[Aim of the task] Everything from the first line of the data below through the line that contains "var presGrid = d3.range(0, 1000.01, 1000" should be written out exactly, please, and nothing more; the pictures stay out.

[Dataset]
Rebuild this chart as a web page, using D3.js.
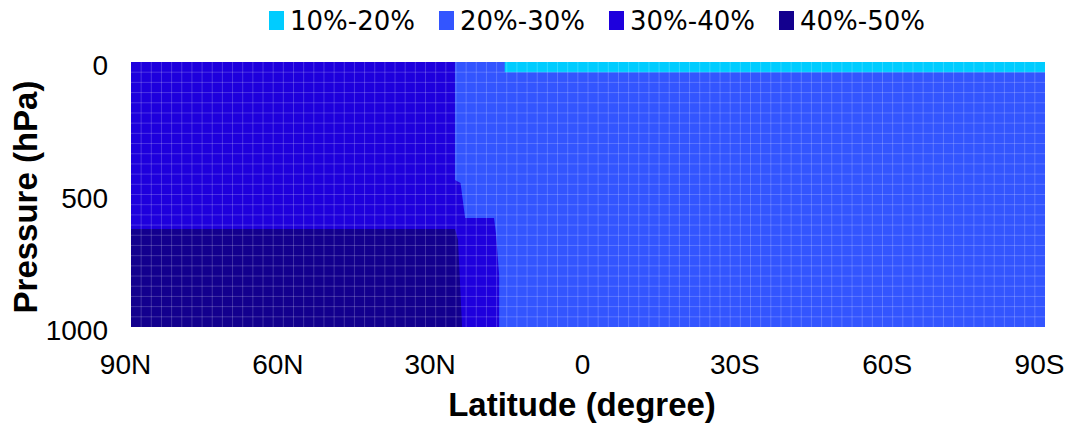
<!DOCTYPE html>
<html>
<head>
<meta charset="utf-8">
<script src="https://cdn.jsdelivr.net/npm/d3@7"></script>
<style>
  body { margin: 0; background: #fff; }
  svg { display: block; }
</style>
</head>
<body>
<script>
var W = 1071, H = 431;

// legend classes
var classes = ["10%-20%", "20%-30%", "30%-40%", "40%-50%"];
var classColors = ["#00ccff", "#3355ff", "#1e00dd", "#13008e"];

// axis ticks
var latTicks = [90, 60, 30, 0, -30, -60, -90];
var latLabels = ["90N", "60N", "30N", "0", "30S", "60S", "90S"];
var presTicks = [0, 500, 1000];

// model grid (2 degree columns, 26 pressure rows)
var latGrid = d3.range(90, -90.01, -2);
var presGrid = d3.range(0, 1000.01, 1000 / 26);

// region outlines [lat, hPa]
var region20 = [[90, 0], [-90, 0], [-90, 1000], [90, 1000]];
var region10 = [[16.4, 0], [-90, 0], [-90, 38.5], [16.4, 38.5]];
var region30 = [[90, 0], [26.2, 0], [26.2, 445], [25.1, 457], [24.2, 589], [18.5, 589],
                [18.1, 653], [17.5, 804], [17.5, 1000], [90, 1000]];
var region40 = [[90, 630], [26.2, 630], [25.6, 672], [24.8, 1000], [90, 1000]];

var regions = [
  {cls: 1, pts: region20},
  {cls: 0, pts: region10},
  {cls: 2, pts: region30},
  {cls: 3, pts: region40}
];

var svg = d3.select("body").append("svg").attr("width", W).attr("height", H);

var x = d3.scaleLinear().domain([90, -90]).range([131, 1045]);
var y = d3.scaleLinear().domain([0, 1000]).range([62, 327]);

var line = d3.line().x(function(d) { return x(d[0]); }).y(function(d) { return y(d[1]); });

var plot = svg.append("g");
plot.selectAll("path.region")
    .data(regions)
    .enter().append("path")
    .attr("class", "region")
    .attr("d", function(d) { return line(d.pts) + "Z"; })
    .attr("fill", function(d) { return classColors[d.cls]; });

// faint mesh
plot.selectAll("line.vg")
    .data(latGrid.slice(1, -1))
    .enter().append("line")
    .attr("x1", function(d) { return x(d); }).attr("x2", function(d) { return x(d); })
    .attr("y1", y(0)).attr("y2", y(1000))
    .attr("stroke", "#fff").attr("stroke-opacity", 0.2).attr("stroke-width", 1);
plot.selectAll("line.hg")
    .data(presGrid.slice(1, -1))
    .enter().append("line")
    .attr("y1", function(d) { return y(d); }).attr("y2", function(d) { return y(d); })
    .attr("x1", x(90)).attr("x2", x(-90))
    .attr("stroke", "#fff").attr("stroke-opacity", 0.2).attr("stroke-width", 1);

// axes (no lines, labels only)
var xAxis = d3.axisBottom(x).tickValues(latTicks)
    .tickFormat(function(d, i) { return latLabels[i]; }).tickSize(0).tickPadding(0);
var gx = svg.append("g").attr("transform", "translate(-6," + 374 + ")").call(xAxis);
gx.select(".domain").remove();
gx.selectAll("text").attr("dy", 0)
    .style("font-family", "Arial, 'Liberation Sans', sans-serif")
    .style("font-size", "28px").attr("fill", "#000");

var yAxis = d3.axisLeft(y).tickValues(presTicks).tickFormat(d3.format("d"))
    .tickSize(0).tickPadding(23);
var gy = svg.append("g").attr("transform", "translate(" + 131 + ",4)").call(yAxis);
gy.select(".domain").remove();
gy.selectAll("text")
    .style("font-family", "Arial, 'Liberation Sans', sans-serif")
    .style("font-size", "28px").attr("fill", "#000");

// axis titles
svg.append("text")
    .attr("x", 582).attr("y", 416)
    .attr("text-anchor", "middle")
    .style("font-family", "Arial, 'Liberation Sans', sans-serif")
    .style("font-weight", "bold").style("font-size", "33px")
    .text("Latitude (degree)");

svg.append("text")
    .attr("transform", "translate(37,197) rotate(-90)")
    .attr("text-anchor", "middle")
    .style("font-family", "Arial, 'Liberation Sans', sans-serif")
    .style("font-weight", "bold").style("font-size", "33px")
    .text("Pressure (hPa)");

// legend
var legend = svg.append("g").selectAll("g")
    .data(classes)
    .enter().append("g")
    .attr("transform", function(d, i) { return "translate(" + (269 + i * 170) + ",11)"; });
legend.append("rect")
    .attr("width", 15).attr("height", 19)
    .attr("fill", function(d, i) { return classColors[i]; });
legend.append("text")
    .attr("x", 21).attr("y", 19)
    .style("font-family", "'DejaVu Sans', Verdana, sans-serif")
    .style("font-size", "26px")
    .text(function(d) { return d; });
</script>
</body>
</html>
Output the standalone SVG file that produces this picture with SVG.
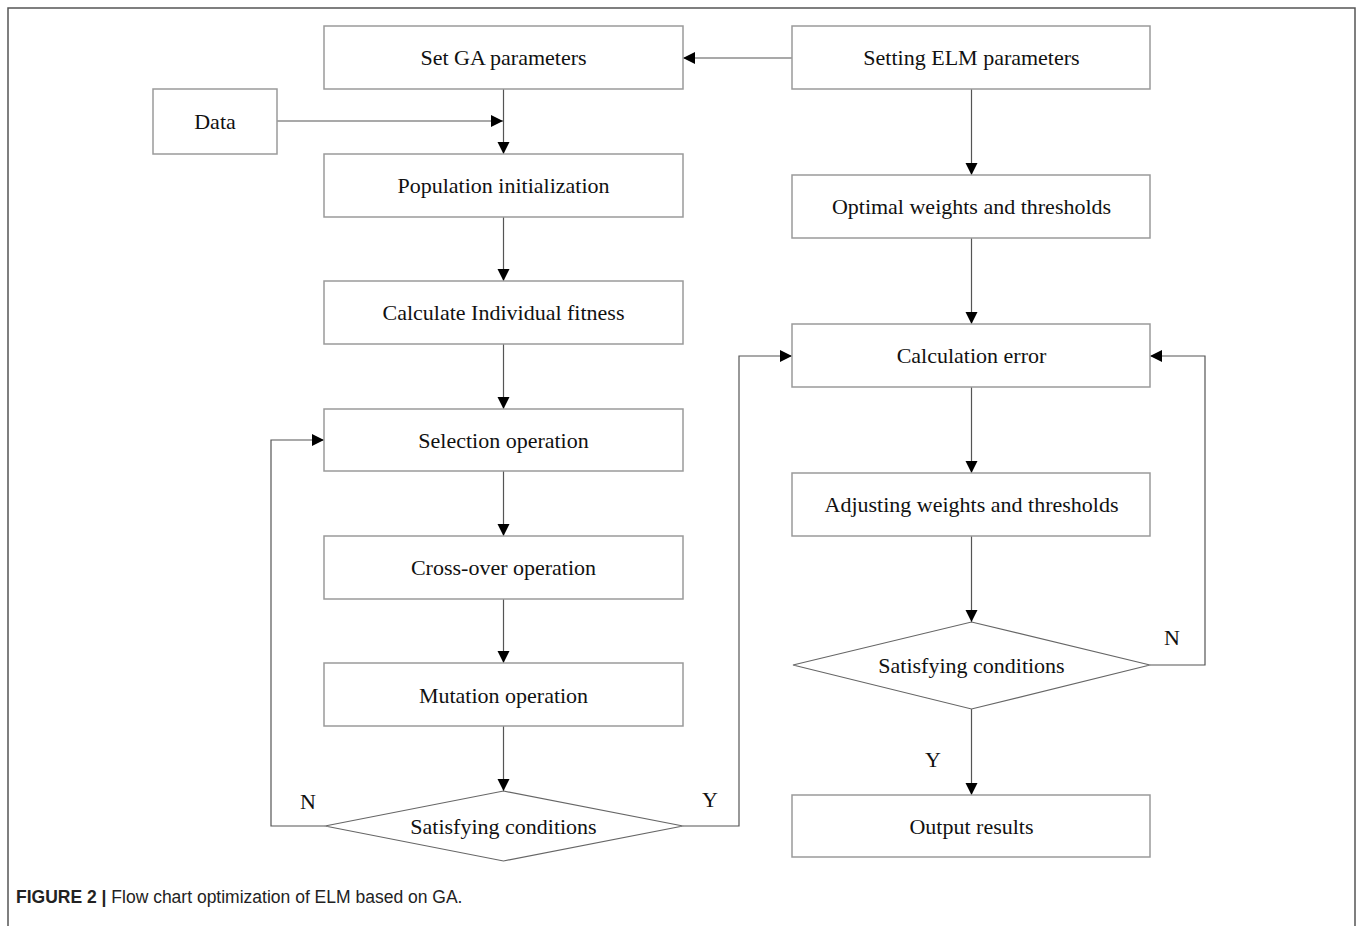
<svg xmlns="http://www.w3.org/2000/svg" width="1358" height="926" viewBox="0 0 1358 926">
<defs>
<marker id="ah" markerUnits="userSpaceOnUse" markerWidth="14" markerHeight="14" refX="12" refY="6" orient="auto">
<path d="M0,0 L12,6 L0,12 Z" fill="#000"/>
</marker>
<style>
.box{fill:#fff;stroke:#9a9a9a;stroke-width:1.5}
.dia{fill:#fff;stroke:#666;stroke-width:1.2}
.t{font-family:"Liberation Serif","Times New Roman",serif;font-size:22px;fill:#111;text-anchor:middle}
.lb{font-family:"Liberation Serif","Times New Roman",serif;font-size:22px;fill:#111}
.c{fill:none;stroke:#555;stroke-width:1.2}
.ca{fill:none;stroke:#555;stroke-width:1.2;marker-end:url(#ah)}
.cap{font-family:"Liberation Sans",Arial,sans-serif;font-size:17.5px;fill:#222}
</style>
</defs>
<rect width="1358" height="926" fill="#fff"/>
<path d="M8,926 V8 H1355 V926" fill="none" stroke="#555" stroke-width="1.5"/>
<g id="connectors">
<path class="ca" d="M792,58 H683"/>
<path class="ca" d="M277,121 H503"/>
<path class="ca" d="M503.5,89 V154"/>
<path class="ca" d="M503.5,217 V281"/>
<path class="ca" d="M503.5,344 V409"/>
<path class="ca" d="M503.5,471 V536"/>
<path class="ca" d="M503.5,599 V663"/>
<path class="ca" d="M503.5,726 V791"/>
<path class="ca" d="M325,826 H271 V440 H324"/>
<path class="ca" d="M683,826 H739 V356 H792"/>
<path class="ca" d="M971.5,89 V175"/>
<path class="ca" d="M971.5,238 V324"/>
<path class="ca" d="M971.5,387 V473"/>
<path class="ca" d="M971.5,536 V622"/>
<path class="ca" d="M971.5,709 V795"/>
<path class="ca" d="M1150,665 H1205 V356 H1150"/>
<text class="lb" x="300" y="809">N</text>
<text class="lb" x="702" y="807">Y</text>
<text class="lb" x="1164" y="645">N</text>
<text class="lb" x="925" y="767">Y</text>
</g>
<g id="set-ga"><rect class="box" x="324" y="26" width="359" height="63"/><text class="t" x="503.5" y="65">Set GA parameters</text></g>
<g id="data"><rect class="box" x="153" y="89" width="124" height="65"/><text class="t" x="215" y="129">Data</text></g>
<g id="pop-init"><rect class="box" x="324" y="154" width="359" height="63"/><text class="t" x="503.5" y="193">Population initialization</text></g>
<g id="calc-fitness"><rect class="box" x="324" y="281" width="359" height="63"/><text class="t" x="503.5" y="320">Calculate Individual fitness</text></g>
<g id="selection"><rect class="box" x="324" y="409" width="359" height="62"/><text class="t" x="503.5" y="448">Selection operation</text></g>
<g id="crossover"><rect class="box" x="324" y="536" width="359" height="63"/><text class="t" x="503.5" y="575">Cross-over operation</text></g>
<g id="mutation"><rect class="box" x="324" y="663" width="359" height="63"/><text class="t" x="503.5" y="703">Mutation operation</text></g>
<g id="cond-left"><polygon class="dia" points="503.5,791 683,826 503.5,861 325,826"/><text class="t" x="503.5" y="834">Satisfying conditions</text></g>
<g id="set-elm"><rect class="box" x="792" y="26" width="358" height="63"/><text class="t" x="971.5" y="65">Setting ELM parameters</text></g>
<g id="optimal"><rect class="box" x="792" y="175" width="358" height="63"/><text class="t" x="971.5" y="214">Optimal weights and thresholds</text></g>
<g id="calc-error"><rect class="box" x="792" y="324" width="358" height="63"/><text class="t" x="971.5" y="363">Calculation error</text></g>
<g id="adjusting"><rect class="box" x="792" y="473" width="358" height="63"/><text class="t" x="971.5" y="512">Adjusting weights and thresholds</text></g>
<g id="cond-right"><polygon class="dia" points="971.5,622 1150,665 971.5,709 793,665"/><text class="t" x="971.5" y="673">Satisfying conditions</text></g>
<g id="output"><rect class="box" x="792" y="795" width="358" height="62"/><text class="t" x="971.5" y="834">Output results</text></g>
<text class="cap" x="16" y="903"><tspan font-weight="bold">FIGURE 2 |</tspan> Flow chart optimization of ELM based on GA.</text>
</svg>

[Solution to this exercise]
Rebuild this chart as a web page, using D3.js.
<!DOCTYPE html>
<html>
<head>
<meta charset="utf-8">
<script src="https://cdn.jsdelivr.net/npm/d3@7"></script>
<style>
  body { margin: 0; background: #fff; }
  svg { display: block; }
</style>
</head>
<body>
<script>
var W = 1071, H = 431;

// legend classes
var classes = ["10%-20%", "20%-30%", "30%-40%", "40%-50%"];
var classColors = ["#00ccff", "#3355ff", "#1e00dd", "#13008e"];

// axis ticks
var latTicks = [90, 60, 30, 0, -30, -60, -90];
var latLabels = ["90N", "60N", "30N", "0", "30S", "60S", "90S"];
var presTicks = [0, 500, 1000];

// model grid (2 degree columns, 26 pressure rows)
var latGrid = d3.range(90, -90.01, -2);
var presGrid = d3.range(0, 1000.01, 1000 / 26);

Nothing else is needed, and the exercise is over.